I'm talking about things like the small parasitic aliens that live in the throat of other species and control them.
Things like the Crystal Lifeform.

As for a Roddenberry show with wasted potential:
Earth: The Final Solution . . errr . . conflict . .

Posted: Tue Aug 19, 2014 3:30 am
by Meikle641
Fuck you, Andromeda was a great show. It started sucking in the end with the crew being stuck in that like, pocket dimension, though.

Posted: Tue Aug 19, 2014 3:44 am
by erik
"I'm telling you, the guy's huge...he's like a Greek god or something!"

Classic.

Posted: Wed Aug 20, 2014 10:30 pm
by Occluded Sun
There are several episodes of the first season of Earth: Final Conflict which were actually quite good. I own the DVD set and thus I know. There were plenty of terrible episodes in that season as well, which makes it hard for people to reach the good stuff. And best pseudo-human aliens ever.

I acknowledge the point about fast-growing woody plants. Vulcan doesn't have them, at least in the beloved Extended Universe material like Diane Duane's Spock's World.

Voyager had several very memorable episodes for me, most especially Sacred Ground (that's a terrible but brief summation). ST has a long record of being hostile to faith systems, which I approve of as a rationalist, but rarely the show goes beyond criticizing dogma and touches on the parts of the 'religious experience' that people still know and value.

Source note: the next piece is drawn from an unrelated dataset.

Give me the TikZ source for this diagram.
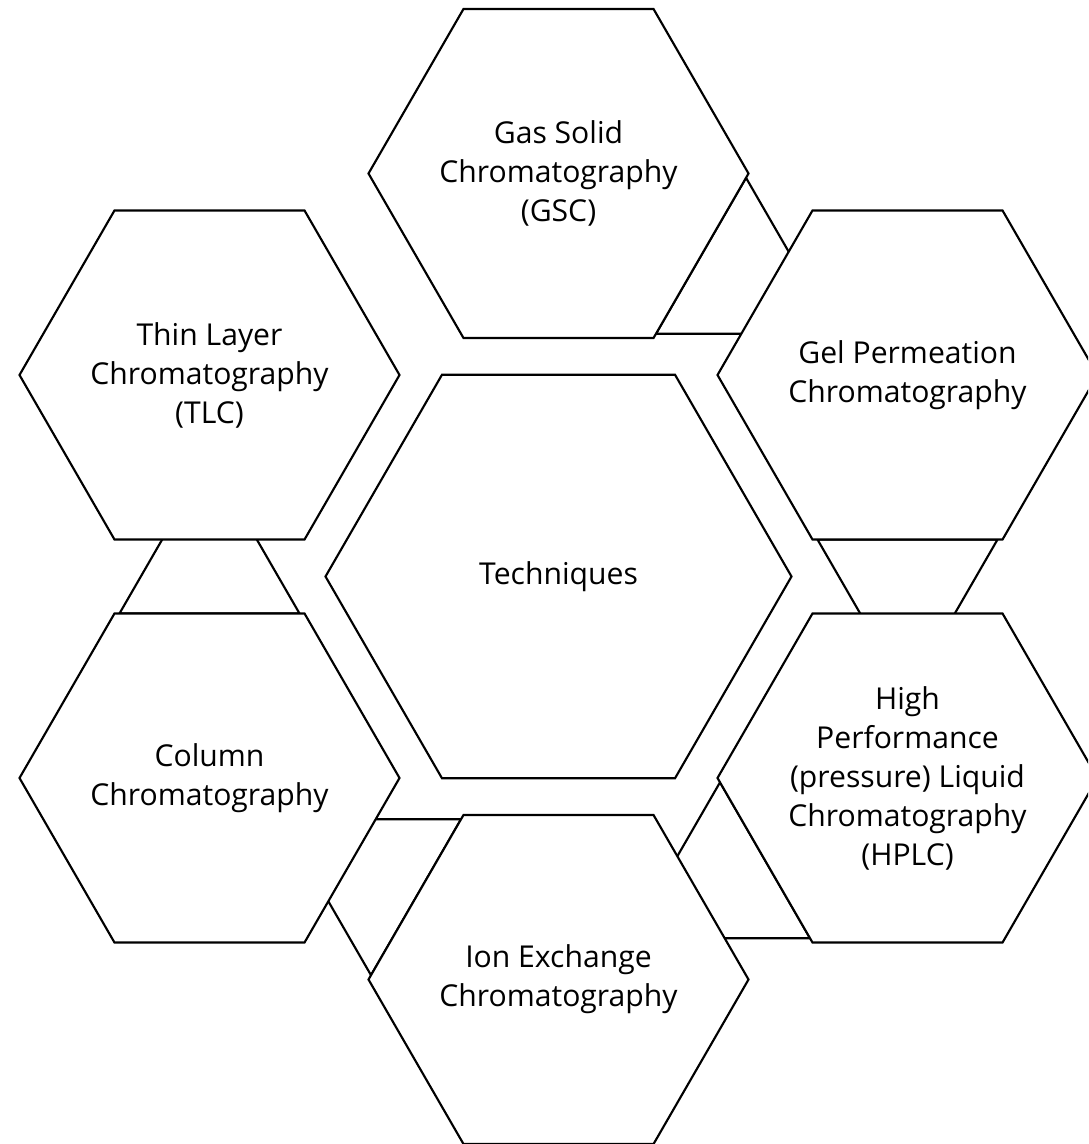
\documentclass[tikz,border=0pt]{standalone}
\usepackage{fontspec}
\setmainfont{Open Sans}
\usetikzlibrary{shapes.geometric,calc,backgrounds}
\begin{document}
\begin{tikzpicture}[x=0.75pt,y=-0.75pt,
  hexbase/.style={regular polygon, regular polygon sides=6, draw=black,
    line width=1.6pt, fill=white, inner sep=-30pt, outer sep=0pt,
    align=center, font=\fontsize{22.6}{29.25}\selectfont},
  outerhex/.style={hexbase, minimum size=285pt},
  centerhex/.style={hexbase, minimum size=349.5pt},
  linkshape/.style={draw=black, line width=1.6pt, fill=white, line join=miter}
]
\path[use as bounding box] (0,0) rectangle (1088,1144);
\clip (0,0) rectangle (1088,1144);
\coordinate (c) at (558.5,576.5);
% hexagons
\node[centerhex] (tech) at (c) {Techniques};
\node[outerhex] (gsc)  at ($(c)+(0,-403)$)      {Gas Solid\\Chromatography\\(GSC)};
\node[outerhex] (gel)  at ($(c)+(349,-201.5)$)  {Gel Permeation\\Chromatography};
\node[outerhex] (hplc) at ($(c)+(349,201.5)$)   {High\\Performance\\(pressure) Liquid\\Chromatography\\(HPLC)};
\node[outerhex] (ion)  at ($(c)+(0,403)$)       {Ion Exchange\\Chromatography};
\node[outerhex] (col)  at ($(c)+(-349,201.5)$)  {Column\\Chromatography};
\node[outerhex] (tlc)  at ($(c)+(-349,-201.5)$) {Thin Layer\\Chromatography\\(TLC)};
% connector triangles, partly hidden behind the hexagons
\begin{scope}[on background layer]
  % TLC -- Column
  \coordinate (l1v) at ($(col.120)!3.75pt!(col.60)$);
  \coordinate (l1p) at ($(col.120)!138.75pt!(col.60)$);
  \draw[linkshape] (l1v) -- (l1p) -- ($(l1v)!1!60:(l1p)$) -- cycle;
  % Column -- Ion
  \coordinate (l2v) at ($(ion.180)!3.75pt!(ion.120)$);
  \coordinate (l2p) at ($(ion.180)!138.75pt!(ion.120)$);
  \draw[linkshape] (l2v) -- (l2p) -- ($(l2v)!1!60:(l2p)$) -- cycle;
  % Ion -- HPLC
  \coordinate (l3v) at ($(hplc.240)!3.75pt!(hplc.180)$);
  \coordinate (l3p) at ($(hplc.240)!138.75pt!(hplc.180)$);
  \draw[linkshape] (l3v) -- (l3p) -- ($(l3v)!1!60:(l3p)$) -- cycle;
  % HPLC -- Gel
  \coordinate (l4v) at ($(gel.300)!3.75pt!(gel.240)$);
  \coordinate (l4p) at ($(gel.300)!138.75pt!(gel.240)$);
  \draw[linkshape] (l4v) -- (l4p) -- ($(l4v)!1!60:(l4p)$) -- cycle;
  % Gel -- GSC
  \coordinate (l5v) at ($(gsc.0)!3.75pt!(gsc.300)$);
  \coordinate (l5p) at ($(gsc.0)!138.75pt!(gsc.300)$);
  \draw[linkshape] (l5v) -- (l5p) -- ($(l5v)!1!60:(l5p)$) -- cycle;
\end{scope}
\end{tikzpicture}
\end{document}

Star Trek: Temporal Investigations would have been awesome. And it would have given them a great excuse to not only use more of their status-quo-preserving scripts (for a good cause!) but to bring back Q and have him be snarky. Having the Q turn to human beings to settle their civil war (what) would be like humans turning to blue-green algae to settle their existential and political crises. Lame.

Posted: Thu Aug 21, 2014 12:37 pm
by PhoneLobster
angelfromanotherpin wrote:I submit that even the initial concept of Voyager was crap. 'Finding a way home' is really difficult to do well, especially in an episodic format
... Farscape.

Posted: Thu Aug 21, 2014 12:52 pm
by erik
Stargate Universe.
Also, arguably: Battlestar Galactica

Posted: Thu Aug 21, 2014 1:14 pm
by angelfromanotherpin
Farscape probably handled the concept about as well as it's possible to. Most of the episodes were not actually about getting home, and also there was only really ever one get-home macguffin and it was tied in to a much larger conflict.

SG:U was pretty good, but I think that the get-home overplot only ever brought it down. Imagine if the show had gone full Alpha Centauri and every scene it had spent wallowing in pointless homesickness was replaced with a scene about actual social priorities in conflict.

Posted: Thu Aug 21, 2014 1:29 pm
by Stahlseele
Finding the way (home) was done in the original Battlestar Galactica with Lorne Greene and Dirk Benedict already.

Posted: Tue Sep 30, 2014 10:52 pm
by Lago PARANOIA
So, I finally saw the Gazelle speech. It was awful, but the amazing thing is that it's awful in a variety of subtle ways that makes it hard to express your revulsion succinctly. Anyone want to take a stab at it? Or how about just some Enterprise hate in general?